If you’re a frequent traveller you’ll know that you’re often required to get an anti-malaria shot to be allowed into certain countries. Because mosquitoes mostly feed between sunset and sunrise, there’s a good chance that you’ll have females in the air around your campsite or in your tent during and between these hours – though they are day biters as well.
It’s a good idea to wear trousers and long-sleeve shirts when you’re in the great outdoors and are unsure of the malaria risk. Or if you just don’t like the annoying buzz of a mosquito. But avoid colours that are going to stand out, like red and blue and even black – rather go with white or neutral colours. Along with their sense of smell and chemical receptors, mosquitoes also use vision to figure out where to bite.
Another solid option is a good old mosquito net. Obviously you’ll have to be certain that the area you’re covering, be that a bed or your evening chill spot under the gazebo, hasn’t already been contaminated. Of course, there are also a number of mosquito repellents and bite balms available on the market, like citronella oil and candles, lemon eucalyptus leaf extracts, lotions, sprays and wristbands that thankfully can also fit around ankles. You even get mosquito-repelling soap. Some of these contain diethyltoluamide and icaridin, which interferes with the mosquito’s ability to detect your chemical emissions.
If your campsite has electricity, consider a plug-in device that uses a pyrethroid as a key ingredient – the ones with the screw-in refills. Or your regular sprays such as Doom or Raid from the supermarket. Mosquito coils also contain a pyrethroid and don’t require electricity. They come with handy metal support stands used to keep the coil off any surface that can ignite and can burn for a few hours.
It’s important to note that pyrethroids are toxic to not only mosquitoes but also ants, cockroaches and spiders. That may sound attractive to the petrified campers, but pyrethroids also kill beneficial insects such as honeybees (which are highly endangered).
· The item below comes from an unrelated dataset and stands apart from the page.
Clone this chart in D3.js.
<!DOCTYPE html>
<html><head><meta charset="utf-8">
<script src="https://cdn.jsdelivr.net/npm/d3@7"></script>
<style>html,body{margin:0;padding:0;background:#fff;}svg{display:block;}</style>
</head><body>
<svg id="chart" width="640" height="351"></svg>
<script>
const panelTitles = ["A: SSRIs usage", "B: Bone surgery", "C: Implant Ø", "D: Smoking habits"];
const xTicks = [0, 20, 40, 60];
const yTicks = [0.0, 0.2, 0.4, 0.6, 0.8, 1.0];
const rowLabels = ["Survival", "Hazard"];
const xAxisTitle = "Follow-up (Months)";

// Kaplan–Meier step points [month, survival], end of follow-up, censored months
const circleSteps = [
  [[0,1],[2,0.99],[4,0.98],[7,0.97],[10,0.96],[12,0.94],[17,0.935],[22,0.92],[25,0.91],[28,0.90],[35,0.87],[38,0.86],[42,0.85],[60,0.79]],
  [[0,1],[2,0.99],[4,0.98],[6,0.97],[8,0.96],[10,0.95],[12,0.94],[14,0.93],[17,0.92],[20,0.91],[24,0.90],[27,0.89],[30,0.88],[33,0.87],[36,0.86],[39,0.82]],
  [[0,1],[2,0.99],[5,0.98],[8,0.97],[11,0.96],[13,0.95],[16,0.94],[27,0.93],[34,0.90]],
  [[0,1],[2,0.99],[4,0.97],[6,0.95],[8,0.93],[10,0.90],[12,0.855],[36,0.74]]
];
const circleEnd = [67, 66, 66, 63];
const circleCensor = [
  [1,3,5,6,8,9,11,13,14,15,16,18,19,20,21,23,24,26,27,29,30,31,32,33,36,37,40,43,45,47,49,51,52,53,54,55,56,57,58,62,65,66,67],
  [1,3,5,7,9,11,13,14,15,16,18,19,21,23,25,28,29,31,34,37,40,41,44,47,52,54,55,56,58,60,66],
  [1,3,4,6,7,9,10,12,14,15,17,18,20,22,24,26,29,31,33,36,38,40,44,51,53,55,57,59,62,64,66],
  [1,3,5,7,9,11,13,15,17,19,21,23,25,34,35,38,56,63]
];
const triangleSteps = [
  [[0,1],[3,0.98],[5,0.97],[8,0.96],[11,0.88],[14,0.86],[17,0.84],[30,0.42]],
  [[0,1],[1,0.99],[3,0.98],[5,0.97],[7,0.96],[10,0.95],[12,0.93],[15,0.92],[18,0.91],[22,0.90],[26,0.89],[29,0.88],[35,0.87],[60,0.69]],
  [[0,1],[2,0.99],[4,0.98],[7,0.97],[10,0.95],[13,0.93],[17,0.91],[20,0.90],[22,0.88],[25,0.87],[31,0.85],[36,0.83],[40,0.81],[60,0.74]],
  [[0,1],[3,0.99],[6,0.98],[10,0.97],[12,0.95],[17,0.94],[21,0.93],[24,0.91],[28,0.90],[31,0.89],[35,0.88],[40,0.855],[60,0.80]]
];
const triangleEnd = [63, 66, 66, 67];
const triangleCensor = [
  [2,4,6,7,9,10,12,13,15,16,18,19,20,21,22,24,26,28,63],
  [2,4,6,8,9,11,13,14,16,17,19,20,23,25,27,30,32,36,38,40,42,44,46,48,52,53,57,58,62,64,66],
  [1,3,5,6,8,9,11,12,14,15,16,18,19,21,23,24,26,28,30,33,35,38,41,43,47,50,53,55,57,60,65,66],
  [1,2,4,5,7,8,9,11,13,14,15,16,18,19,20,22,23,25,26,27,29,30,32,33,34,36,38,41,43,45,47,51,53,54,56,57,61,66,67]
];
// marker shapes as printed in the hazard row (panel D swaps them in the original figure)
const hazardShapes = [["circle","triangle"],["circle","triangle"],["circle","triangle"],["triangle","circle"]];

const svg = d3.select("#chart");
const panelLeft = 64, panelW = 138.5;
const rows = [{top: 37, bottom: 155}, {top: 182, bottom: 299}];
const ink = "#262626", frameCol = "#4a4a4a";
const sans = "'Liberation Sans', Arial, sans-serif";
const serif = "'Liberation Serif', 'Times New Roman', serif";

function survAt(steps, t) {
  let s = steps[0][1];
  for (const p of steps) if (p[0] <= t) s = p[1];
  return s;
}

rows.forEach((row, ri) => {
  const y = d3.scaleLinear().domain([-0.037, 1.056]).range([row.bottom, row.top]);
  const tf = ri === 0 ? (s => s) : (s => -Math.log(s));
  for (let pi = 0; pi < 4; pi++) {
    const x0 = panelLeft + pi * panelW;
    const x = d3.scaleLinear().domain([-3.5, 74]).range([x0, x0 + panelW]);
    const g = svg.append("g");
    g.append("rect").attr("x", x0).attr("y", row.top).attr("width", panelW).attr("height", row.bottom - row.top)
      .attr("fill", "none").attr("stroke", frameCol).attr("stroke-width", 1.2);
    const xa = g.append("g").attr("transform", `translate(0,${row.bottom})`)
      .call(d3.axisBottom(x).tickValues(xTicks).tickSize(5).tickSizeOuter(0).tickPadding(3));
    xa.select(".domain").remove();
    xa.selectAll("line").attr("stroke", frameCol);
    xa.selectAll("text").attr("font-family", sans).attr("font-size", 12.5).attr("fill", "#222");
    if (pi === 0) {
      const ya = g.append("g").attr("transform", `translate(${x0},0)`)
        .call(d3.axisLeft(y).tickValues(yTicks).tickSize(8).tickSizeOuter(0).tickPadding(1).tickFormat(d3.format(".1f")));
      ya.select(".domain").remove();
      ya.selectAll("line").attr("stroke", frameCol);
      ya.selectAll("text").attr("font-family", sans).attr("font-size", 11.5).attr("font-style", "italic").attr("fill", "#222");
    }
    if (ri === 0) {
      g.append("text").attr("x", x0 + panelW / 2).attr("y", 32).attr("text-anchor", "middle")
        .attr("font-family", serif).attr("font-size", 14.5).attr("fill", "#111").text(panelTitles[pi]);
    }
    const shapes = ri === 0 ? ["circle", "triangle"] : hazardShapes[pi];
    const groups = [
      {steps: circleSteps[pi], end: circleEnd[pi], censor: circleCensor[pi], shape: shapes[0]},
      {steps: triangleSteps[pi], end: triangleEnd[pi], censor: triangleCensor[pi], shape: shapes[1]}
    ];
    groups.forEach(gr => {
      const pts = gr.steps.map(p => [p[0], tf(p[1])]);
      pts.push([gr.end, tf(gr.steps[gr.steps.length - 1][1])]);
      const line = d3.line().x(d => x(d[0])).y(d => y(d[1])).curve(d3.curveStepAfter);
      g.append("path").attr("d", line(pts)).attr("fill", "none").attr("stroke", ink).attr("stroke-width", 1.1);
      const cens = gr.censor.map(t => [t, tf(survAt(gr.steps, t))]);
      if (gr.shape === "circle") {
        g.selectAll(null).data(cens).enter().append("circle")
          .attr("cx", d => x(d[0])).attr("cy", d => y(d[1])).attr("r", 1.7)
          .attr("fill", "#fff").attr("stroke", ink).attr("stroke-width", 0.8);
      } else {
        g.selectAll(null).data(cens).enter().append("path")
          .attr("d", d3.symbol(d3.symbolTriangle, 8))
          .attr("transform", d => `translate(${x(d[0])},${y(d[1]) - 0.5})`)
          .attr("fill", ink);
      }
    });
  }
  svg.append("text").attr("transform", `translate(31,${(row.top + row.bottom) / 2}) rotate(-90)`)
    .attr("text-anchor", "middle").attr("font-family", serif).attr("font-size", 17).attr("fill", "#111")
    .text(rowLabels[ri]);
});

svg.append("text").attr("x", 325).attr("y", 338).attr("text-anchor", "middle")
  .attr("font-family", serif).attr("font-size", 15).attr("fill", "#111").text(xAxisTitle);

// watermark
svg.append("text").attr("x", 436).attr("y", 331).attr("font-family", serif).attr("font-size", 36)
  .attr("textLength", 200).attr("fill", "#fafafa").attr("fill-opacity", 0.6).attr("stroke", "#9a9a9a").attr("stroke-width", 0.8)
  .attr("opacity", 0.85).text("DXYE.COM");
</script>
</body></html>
According to Dr Pia Addison, a researcher and senior lecturer at the Stellenbosch University’s Conservation Ecology and Entomology department who works in the field of pest management, there’s no definitive proof that pyrethroids are dangerous when humans are exposed to it over a long period.
“There’s a reason that pyrethroids are in the majority of household bug killers and that’s because they do have a rather low level of mammalian toxicity. The long-term effects in a human being would be very difficult to measure.
“I find the safest solution to be mechanical exclusion – covering up any exposed skin. And if you’re going to be in a malaria-risk area to take prophylactics (anti-malaria medication).”
You can find recipes for creating your own repellent at home – using nothing but stuff from your pantry and garden, like apple cider vinegar, sage, lavender and rosemary. Mosquitoes are also not fond of the scent marigolds give off. The flowers range in colour and the plant is able to grow in fairly difficult conditions, including poor soil and prolonged periods of direct sunlight.
go! Drive & Camp says There’s no proof that quinine-containing tonic water (the T in G&T) helps to repel mosquitoes. Munching on a clove of garlic may help, however.